Rather than seeing these developments purely as risks, Afreximbank argues Africa should position itself as an alternative production and manufacturing hub.

Shipping companies rerouting vessels around the Cape of Good Hope have increased transit times by between 10 and 14 days while driving up freight, fuel and insurance costs.

Although this has disrupted international trade, it has also enhanced the strategic importance of African ports and logistics corridors while strengthening the case for expanding regional manufacturing.

According to the report, Africa's abundant natural resources, youthful population and expanding consumer markets position it to benefit from multinational companies seeking to diversify production away from traditional manufacturing centres.

Kale said investors should increasingly view Africa as a destination for value creation rather than simply a source of raw materials.

"The report sends a fundamentally different message from the traditional narrative.
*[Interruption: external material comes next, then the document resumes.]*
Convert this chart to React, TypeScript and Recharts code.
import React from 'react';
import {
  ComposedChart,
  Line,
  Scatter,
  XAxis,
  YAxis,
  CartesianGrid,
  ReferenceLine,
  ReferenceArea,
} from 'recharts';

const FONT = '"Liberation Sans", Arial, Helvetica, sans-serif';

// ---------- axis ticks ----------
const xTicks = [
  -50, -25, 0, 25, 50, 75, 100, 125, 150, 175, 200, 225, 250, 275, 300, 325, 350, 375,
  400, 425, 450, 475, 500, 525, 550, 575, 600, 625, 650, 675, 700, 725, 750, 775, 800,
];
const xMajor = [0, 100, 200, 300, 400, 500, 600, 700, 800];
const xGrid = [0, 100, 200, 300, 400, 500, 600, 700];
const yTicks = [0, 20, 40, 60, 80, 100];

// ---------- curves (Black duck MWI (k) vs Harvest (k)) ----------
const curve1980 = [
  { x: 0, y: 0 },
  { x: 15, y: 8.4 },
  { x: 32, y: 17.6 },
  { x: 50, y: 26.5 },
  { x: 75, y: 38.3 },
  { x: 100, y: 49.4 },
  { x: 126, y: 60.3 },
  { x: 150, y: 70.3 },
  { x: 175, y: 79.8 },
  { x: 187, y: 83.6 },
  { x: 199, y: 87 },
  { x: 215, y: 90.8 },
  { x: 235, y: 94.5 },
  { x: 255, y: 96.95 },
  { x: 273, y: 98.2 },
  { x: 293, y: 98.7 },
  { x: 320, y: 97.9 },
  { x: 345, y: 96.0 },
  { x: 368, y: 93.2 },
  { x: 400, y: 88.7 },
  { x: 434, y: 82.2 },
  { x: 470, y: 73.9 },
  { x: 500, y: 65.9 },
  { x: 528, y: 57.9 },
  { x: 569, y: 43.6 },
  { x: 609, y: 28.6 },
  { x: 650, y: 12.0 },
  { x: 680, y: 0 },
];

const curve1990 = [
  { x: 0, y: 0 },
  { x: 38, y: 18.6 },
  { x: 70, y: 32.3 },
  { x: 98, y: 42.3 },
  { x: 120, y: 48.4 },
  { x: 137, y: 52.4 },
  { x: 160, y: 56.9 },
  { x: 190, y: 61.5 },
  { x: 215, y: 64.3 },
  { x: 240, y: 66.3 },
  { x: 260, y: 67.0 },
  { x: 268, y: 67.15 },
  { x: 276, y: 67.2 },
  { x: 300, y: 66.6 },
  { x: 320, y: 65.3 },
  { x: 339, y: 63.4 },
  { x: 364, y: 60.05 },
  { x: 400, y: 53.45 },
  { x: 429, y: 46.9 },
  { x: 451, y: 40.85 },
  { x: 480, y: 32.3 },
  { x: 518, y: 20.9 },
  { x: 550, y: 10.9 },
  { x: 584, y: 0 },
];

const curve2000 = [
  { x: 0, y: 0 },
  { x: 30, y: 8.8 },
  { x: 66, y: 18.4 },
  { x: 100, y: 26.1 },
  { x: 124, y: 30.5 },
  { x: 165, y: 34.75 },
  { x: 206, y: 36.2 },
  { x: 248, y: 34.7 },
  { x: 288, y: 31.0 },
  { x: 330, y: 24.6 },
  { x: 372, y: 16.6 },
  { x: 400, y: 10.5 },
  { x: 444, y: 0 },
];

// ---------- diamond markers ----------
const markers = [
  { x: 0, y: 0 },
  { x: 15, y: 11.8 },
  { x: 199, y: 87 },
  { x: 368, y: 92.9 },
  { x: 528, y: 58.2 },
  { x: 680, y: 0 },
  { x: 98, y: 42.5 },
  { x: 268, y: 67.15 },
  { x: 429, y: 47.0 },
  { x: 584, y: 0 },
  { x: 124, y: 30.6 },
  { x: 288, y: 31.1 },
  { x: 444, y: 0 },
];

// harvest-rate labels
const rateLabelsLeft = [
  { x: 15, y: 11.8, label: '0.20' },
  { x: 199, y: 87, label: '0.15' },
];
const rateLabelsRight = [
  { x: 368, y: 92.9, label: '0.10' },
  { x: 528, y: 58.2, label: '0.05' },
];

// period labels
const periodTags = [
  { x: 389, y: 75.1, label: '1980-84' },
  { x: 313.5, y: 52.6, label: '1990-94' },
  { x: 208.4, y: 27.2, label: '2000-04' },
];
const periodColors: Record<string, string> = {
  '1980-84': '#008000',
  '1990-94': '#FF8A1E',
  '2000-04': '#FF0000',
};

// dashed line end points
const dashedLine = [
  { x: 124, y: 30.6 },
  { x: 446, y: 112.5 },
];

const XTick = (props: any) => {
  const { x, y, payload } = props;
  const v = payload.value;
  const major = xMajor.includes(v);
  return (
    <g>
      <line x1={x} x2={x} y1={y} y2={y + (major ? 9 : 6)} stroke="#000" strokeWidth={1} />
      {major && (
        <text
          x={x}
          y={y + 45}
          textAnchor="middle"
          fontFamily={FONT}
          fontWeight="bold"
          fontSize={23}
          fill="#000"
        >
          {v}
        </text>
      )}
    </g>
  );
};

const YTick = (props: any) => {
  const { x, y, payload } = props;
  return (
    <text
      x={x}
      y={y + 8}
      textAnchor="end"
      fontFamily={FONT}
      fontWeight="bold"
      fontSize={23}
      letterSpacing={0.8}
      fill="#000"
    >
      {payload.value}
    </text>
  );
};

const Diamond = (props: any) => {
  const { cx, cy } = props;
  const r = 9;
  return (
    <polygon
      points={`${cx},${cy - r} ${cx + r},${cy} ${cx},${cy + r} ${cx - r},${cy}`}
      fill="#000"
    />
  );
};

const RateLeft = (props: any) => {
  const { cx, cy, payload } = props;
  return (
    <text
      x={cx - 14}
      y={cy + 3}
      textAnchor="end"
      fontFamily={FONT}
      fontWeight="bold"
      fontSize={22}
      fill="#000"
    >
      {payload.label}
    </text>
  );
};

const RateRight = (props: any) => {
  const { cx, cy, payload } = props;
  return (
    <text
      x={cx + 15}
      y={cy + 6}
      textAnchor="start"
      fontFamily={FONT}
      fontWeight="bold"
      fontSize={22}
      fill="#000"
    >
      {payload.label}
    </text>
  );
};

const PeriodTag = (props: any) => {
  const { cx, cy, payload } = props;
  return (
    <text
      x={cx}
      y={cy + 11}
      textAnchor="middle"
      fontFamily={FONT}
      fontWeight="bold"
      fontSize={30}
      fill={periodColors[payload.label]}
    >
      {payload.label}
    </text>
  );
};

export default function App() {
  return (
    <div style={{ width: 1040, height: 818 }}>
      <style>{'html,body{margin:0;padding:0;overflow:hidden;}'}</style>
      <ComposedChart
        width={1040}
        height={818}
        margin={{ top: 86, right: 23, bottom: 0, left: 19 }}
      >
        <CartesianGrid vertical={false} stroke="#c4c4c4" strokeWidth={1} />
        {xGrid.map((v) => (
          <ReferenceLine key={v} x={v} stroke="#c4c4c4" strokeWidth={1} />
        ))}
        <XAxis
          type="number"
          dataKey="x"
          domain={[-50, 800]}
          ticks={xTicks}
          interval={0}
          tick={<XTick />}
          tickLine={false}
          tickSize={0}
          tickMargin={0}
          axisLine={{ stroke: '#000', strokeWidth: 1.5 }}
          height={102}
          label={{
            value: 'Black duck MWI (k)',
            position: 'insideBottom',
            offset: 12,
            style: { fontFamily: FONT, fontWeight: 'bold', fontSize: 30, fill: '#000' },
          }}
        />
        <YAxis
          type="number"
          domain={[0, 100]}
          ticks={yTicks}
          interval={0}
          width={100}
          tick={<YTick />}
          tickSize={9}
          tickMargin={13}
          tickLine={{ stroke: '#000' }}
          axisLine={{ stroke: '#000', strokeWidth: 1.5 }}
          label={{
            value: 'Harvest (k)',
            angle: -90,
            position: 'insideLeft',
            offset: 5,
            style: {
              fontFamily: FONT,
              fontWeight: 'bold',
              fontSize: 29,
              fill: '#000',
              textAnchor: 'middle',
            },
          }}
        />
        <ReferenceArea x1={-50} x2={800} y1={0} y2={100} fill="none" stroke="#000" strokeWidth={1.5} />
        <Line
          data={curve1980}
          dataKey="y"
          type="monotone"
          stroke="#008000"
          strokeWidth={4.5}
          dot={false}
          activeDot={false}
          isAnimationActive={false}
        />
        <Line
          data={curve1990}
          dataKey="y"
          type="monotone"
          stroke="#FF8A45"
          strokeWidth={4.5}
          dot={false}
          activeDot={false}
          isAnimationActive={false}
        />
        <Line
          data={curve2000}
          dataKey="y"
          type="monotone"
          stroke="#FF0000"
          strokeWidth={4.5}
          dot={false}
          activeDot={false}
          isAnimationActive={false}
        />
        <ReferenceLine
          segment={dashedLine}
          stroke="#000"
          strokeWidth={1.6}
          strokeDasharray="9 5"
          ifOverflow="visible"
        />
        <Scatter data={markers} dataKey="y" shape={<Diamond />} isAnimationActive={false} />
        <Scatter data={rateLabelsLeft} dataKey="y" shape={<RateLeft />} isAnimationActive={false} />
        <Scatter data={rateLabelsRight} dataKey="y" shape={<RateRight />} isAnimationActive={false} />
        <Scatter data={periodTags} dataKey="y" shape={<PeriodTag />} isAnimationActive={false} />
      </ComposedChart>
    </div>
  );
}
Africa is increasingly becoming a story of industrialisation, supply-chain diversification and regional integration."

He said the biggest opportunities lie in industries where Africa can move further up the value chain.
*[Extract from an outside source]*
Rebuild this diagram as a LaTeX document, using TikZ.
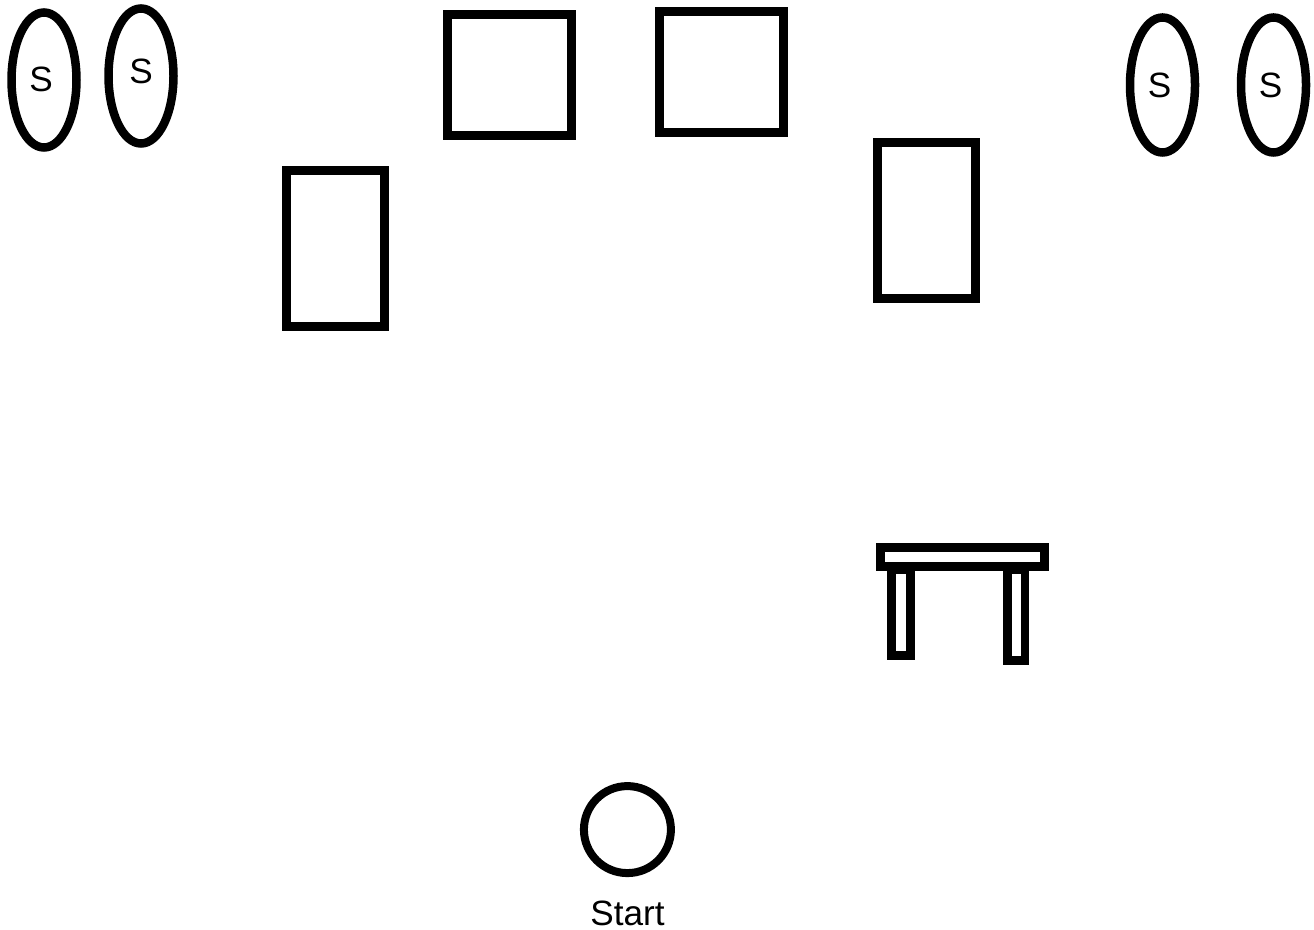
\documentclass[tikz,border=0pt]{standalone}
\usepackage{fontspec}
\setmainfont{Liberation Sans}
\usetikzlibrary{
    positioning,
    shapes.geometric
}

\begin{document}

\begin{tikzpicture}
[
    font=\fontsize{20}{24}\selectfont,
    seat/.style={
        ellipse,
        draw=black,
        line width=0.17cm,
        inner sep=0pt,
        minimum width=1.3cm,
        minimum height=2.7cm
    },
    letter/.style={
        inner sep=0pt
    },
    square/.style={
        rectangle,
        draw=black,
        line width=0.18cm,
        minimum width=2.48cm,
        minimum height=2.42cm
    },
    tall/.style={
        rectangle,
        draw=black,
        line width=0.18cm,
        minimum width=1.96cm,
        minimum height=3.12cm
    },
    leg/.style={
        rectangle,
        draw=black,
        line width=0.17cm,
        inner sep=0pt
    }
]

\useasboundingbox (0,0) rectangle (26.28,-18.6);


% =====================
% LEFT SEATS
% =====================

\node[
seat
]
(seatA)
at (0.88,-1.6)
{};


\node[
seat,
right=0.47cm of seatA,
yshift=0.08cm
]
(seatB)
{};


\node[
letter,
xshift=-0.06cm,
yshift=0.02cm
]
(letterA)
at (seatA)
{S};


\node[
letter,
yshift=0.1cm
]
(letterB)
at (seatB)
{S};



% =====================
% BOXES
% =====================

\node[
square,
right=5.3cm of seatB,
yshift=0.02cm
]
(boxA)
{};


\node[
square,
right=1.58cm of boxA,
yshift=0.06cm
]
(boxB)
{};


\node[
tall,
below left=0.52cm and 1.08cm of boxA
]
(tallA)
{};


\node[
tall,
below right=0.02cm and 1.7cm of boxB
]
(tallB)
{};



% =====================
% RIGHT SEATS
% =====================

\node[
seat,
right=6.76cm of boxB,
yshift=-0.26cm
]
(seatC)
{};


\node[
seat,
right=0.75cm of seatC
]
(seatD)
{};


\node[
letter,
xshift=-0.06cm
]
(letterC)
at (seatC)
{S};


\node[
letter,
xshift=-0.06cm
]
(letterD)
at (seatD)
{S};



% =====================
% TABLE
% =====================

\node[
rectangle,
draw=black,
line width=0.18cm,
minimum width=3.27cm,
minimum height=0.38cm,
inner sep=0pt,
below=4.8cm of tallB,
xshift=0.72cm
]
(tabletop)
{};


\node[
leg,
minimum width=0.38cm,
minimum height=1.72cm,
below right=-0.12cm and 0.22cm of tabletop.south west
]
(legA)
{};


\node[
leg,
minimum width=0.35cm,
minimum height=1.82cm,
below right=-0.12cm and 2.54cm of tabletop.south west
]
(legB)
{};



% =====================
% START
% =====================

\node[
circle,
draw=black,
line width=0.16cm,
inner sep=0pt,
minimum size=1.74cm,
below left=4.5cm and 4.3cm of tabletop
]
(startspot)
{};


\node[
letter,
below=0.47cm of startspot
]
(startlabel)
{Start};


\end{tikzpicture}

\end{document}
These include agribusiness, mineral beneficiation, pharmaceuticals, automotive manufacturing, petrochemicals, renewable energy technologies, digital services and creative industries.

"Ultimately, the biggest opportunity is not simply increasing trade volumes but increasing the value added before products leave African borders."

However, the report warns that significant structural obstacles continue to constrain the continent's ambitions.

Africa's trade finance gap remains about $74bn, limiting the ability of businesses—particularly small and medium-sized enterprises—to participate fully in regional and international trade.

Kale said addressing the financing shortfall would require stronger African financial institutions, expanded trade finance products, improved risk-sharing mechanisms and greater use of digital payment platforms such as the Pan-African Payment and Settlement System (PAPSS).

"If Africa is to fully realise the opportunities presented by the African Continental Free Trade Area, expanding access to trade finance must remain a strategic priority," he said.

The report also identifies five priorities for accelerating industrialisation: investing in reliable infrastructure and energy, expanding industrial and trade finance, developing technical skills and technology, fully implementing the African Continental Free Trade Area (AfCFTA), and ensuring long-term policy certainty for investors.

Afreximbank argues that Africa must also deepen regional value chains by processing its own agricultural products, minerals and energy resources rather than exporting raw materials for processing elsewhere.

The bank believes the continent's transition towards manufacturing and value-added production will determine whether it merely adapts to a changing global economy or emerges as one of its principal beneficiaries.

"The countries and companies that position themselves early for this transition will be the primary beneficiaries," Kale said.